Пол Сибрайт, провозглашающий ни много ни мало, как «новый взгляд на либерализм», утверждает, что не только «тревоги, связанные с глобализацией, известны нам уже 10 тысяч лет», но и что истоки либерализма лежат там же, в этих доисторических временах. Дискурсивные ходы, которые он совершает для доказательства, сами по себе довольно традиционны для либерализма: псевдоисторические, в духе конструкций буржуазного «естественного права» представления о человеке и его эволюции, апелляция к обывательской повседневности и common sense и т.д. Вот как видится Сибрайту начало истории:
«Парадоксально, но глобализация началась, когда человек перешел к оседлой жизни — ведь оседлым общинам не избежать контактов с посторонними, просто-напросто растворившись в лесу. Им приходится систематически задумываться об обороне, торговле, иммиграции и разделении труда на межобщинном уровне. Образ мышления и формы поведения, которым пришлось научиться земледельцам, стали основой либерализма, и именно их мы должны припомнить, чтобы делить мир с чужаками, не разрываясь при этом надвое».
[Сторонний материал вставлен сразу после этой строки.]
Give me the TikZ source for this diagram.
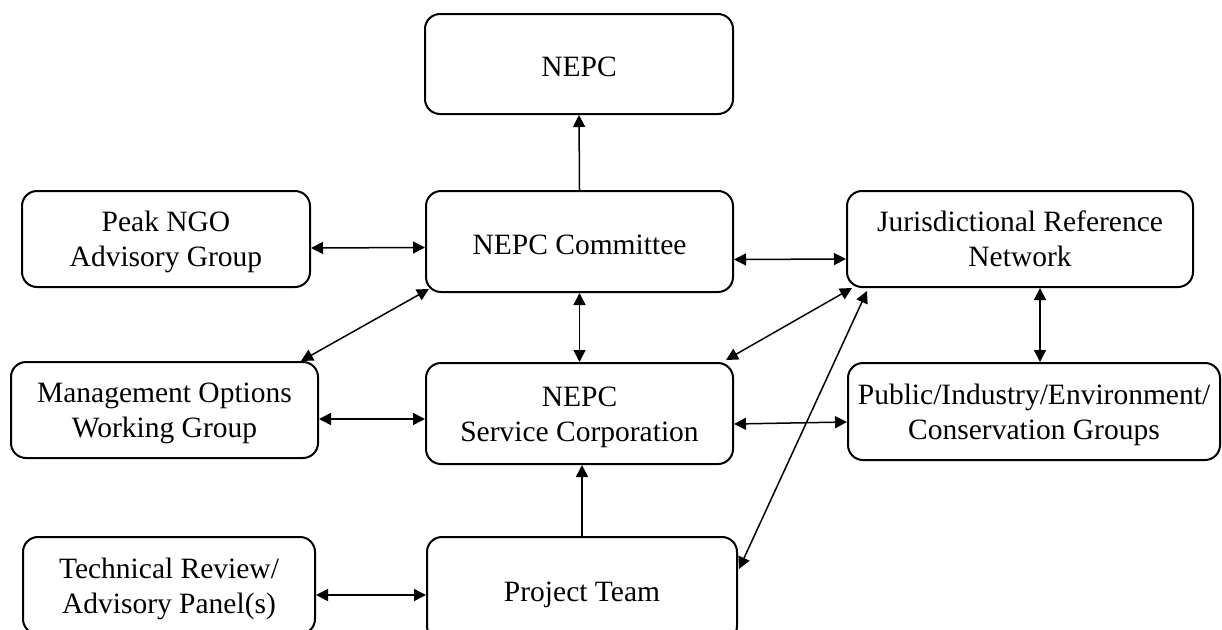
\documentclass[tikz,border=0pt]{standalone}
\usepackage{fontspec}
\setmainfont{Liberation Serif}
\usetikzlibrary{arrows.meta}
\newcommand\mydstrut{\rule[-6.5pt]{0pt}{6.5pt}}
\newcommand\myhstrut{\rule{0pt}{27pt}}
\newcommand\myonestrut{\rule[-6.5pt]{0pt}{38.6pt}}
\begin{document}
\begin{tikzpicture}[x=1pt,y=-1pt,
  box/.style={draw,line width=2pt,rounded corners=15pt,align=center,inner sep=0pt,
    font=\fontsize{29.5}{35}\selectfont},
  link/.style={line width=1.5pt,{Triangle[length=12pt,width=12pt]}-{Triangle[length=12pt,width=12pt]}},
  onelink/.style={line width=1.5pt,-{Triangle[length=12pt,width=12pt]}}]
\useasboundingbox (0,0) rectangle (1222,629);
\node[box,minimum width=308pt,minimum height=100pt] (nepc) at (579,64) {\myonestrut NEPC};
\node[box,minimum width=288pt,minimum height=96pt] (peak) at (166,239) {\myhstrut Peak NGO\\Advisory Group\mydstrut};
\node[box,minimum width=307pt,minimum height=101pt] (comm) at (579.5,241.5) {\myonestrut NEPC Committee};
\node[box,minimum width=346pt,minimum height=96pt] (jrn) at (1020,239) {\myhstrut Jurisdictional Reference\\Network\mydstrut};
\node[box,minimum width=307pt,minimum height=96pt] (mgmt) at (164.5,410) {\myhstrut Management Options\\Working Group\mydstrut};
\node[box,minimum width=307pt,minimum height=101pt] (sc) at (579.5,413.5) {\myhstrut NEPC\\Service Corporation\mydstrut};
\node[box,minimum width=372pt,minimum height=97pt] (pub) at (1034,411.5) {\myhstrut Public/Industry/Environment/\\Conservation Groups\mydstrut};
\node[box,minimum width=292pt,minimum height=97pt] (tech) at (169,585.5) {\myhstrut Technical Review/\\Advisory Panel(s)\mydstrut};
\node[box,minimum width=310pt,minimum height=104pt] (pt) at (582,589) {\myonestrut Project Team};

\draw[onelink] (comm.north) -- (nepc.south);
\draw[link] ([yshift=-9pt]peak.east) -- ([yshift=-6pt]comm.west);
\draw[link] ([yshift=-18pt]comm.east) -- ([yshift=-20pt]jrn.west);
\draw[link] (comm.south) -- (sc.north);
\draw[link] ([yshift=-9pt]mgmt.east) -- ([yshift=-5.5pt]sc.west);
\draw[link] ([yshift=-10.5pt]sc.east) -- ([yshift=-10.5pt]pub.west);
\draw[link] ([xshift=20pt]jrn.south) -- ([xshift=6pt]pub.north);
\draw[link] ([xshift=-18pt]mgmt.north east) -- ([xshift=4pt,yshift=4pt]comm.south west);
\draw[link] ([xshift=6pt]jrn.south west) -- ([xshift=-8pt,yshift=2pt]sc.north east);
\draw[link] ([xshift=21pt,yshift=-3pt]jrn.south west) -- ([xshift=1pt,yshift=-33pt]pt.north east);
\draw[onelink] (pt.north) -- ([xshift=2.5pt]sc.south);
\draw[link] ([yshift=-9.5pt]tech.east) -- ([yshift=-6pt]pt.west);
\end{tikzpicture}
\end{document}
Конструкция удивительна во многих отношениях, вплоть до противоречий, в которые автор впадает сам с собой, когда чуть ниже по тексту вынужден констатировать, что в указный им исторический момент родилась не только либеральная толерантность к чужакам, но и война. И если насчет первого (рождения толерантности) есть сильные сомнения, то во втором сомневаться не приходится: война становится не только выгодной, но и практически возможной (то есть становится самой собой) только с переходом к земледелию, создающему излишки продукта и способствующему избытку населения. Что же касается «доверия» земледельцев к чужим — тут автор явно фантазирует. Земледелец, как точно и образно заметил Шпенглер, подобен растению: он привязан к своей земле, живет с ней и со своими соседями — которые для него суть свои — в своего рода симбиозе, а приходящие на эту землю чужие скорее вызовут у него подозрение, чем доверие. Толерантность и доверие, под углом которого Сибрайт пытается «построить» всю историю, и такие идеологии, как либерализм, социализм и ислам (его он тоже зачисляет по ведомству идеологий), нужны были в те далекие времена (да и в близкие времена тоже) для торговли. Разумеется, торговля в качестве фактора, связанного с либерализмом, фигурирует и у Сибрайта, но вскользь, «между прочим», как если бы он стеснялся этого безусловного «родителя» либерализма, сочиняя более благородную родословную. Но увы, никуда не деться от торгашеского происхождения и торгашеского духа либерализма. Именно торговцу, странствующему из одной местности в другую с целью купить подешевле, а продать подороже, требуется «абстрагироваться от племенной преданности», быть терпимым к чужим обычаям, нравам и верованиям. (Впрочем, и для торговца толерантность и «доверие» — штука относительная: так, Сибрайт, именуя древнегреческие Афины «торговым государством», приводит их как пример терпимости нынешним «озабоченным мультикультуралистам», — как будто он не знает, что некоренные жители Афин не имели в них никаких политических прав.) От земледельцев же в основания либерализма вошло «священное право» частной собственности (главным предметом которого была земля), в отношении которой никакой толерантностью и доверием к чужакам никогда не пахло!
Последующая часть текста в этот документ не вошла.